We will also be scaling up the RAM and hard disk capacity in each node, RAM will be increased to 32GB (to stay at 4GB per core) and the hard disks will be doubled to a total of 4 x 360GB drives.

VPAC machine room air conditioning work

Monday, October 1st, 2007

We are in the closing stages of the machine room works here at VPAC that are upgrading our facilities to cope with the new large machine, Tango.

On Tuesday 2nd October Tango will not be running jobs to allow the air conditioning engineers to re-plumb our existing air conditioning units which will mean we will be down by one A/C unit through most of the day as they work through the existing 3 units.

Jobs will be permitted back on the system as soon as the work is complete, and once the new A/C unit is operational we will be able to bring the final rack of Tango online!
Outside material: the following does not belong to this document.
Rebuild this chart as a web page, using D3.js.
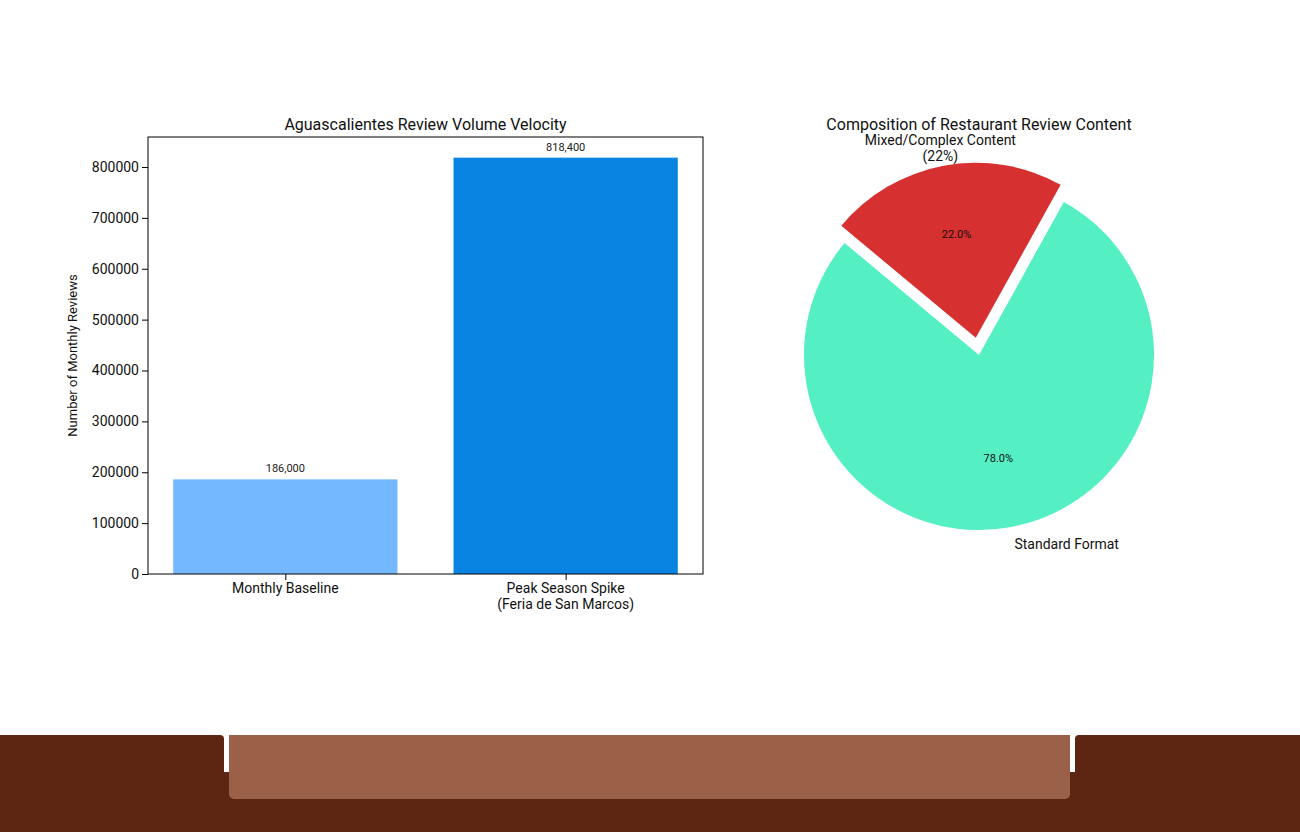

UPDATE: This work is now complete and jobs are running on Tango again. The new AC unit is waiting on some more electrical work before it is commissioned.

Tango now open for early adopters

Friday, August 31st, 2007

We have now opened our new AMD Opteron cluster, Tango, for early adopters to experiment with - please feel free to compile code and run short jobs on it.

We can only bring up 2 racks of the machine at present until the new air conditioning unit is installed in early September, so at the moment there are just 230 CPUs available. Another 130 will be added once that work has been done.

At the end of the year the cluster will be upgraded to be in excess of 500 processors!

Please note:

  • Compute nodes may be shut down at any time if problems are found.
  • The head node will need to be shut down briefly on Monday for some new hardware.
  • Jobs are limited to 1 day whilst in experimental mode.
  • This is a 64-bit system, please recompile your code!
  • We have lifted the maximum number of CPUs a single user can use to 128.

Tango has:

  • Portland Group compilers - pgcc, pgCC, pgf77, pgf90.
  • MVAPICH2 for MPI (using Portland Group compilers & Infiniband Interconnect).
  • mpiexec set up to start MVAPICH2 jobs by default.

If you find *any* problems with using Tango please please please let us know ASAP - email help (at) vpac.org with as much as you can tell us about how something went wrong.

We are still in the process of installing software & libraries, if you find something you need missing please let us know so we can prioritise it.

The Brecca Tango swap

Friday, August 17th, 2007

Over the past two days we’ve uncabled Brecca & moved it out of the way ready for it to be removed to its new home at Monash, and have moved two of the Tango racks into its place. Xenon Systems are currently finishing off the power cabling for Tango and we should be able to start commissioning the new cluster in the next week.

Here is a photo of those two Tango racks, sitting where Brecca once stood.

Tango stands in Brecca’s former location.

Edda status update - jobs running again!

Tuesday, August 14th, 2007

After a very long, and very busy, day we have Edda up and running again.

We are a few nodes down due to various issues, but currently there are 41 compute nodes available giving a total of 164 CPUs for jobs.

Don’t forget, some nodes are reserved for jobs of 8 hours or less (between 8am-8pm) and one node is reserved for test jobs of less than 15 minutes (between those same times).

Edda status update - login node up

Tuesday, August 14th, 2007

We have successfully reinstalled the login node for Edda, you can now access edda.vpac.org and queue jobs.

We are reinstalling compute nodes now, once we are happy with the state of them we will start jobs running on them!

Thank you for your patience on this.

Edda status update

Tuesday, August 14th, 2007

We are now able to talk to the hardware management device from the cluster management system.

We are now able to finish off updating the nodes firmware and migrating them to using the new authentication system and storage.

Edda status update

Monday, August 13th, 2007

Sadly Edda is still down due to an incompatibility between the firmware on the management device and the cluster management software. We are downloading the previous version of the firmware for the management device and will downgrade to that version tomorrow morning. We hope that this will let us power up the Edda nodes again.

Apologies for the inconvenience!

Wexstan back online

Monday, August 13th, 2007

Wexstan is now back online - we are working on some internal issues with Edda at the moment.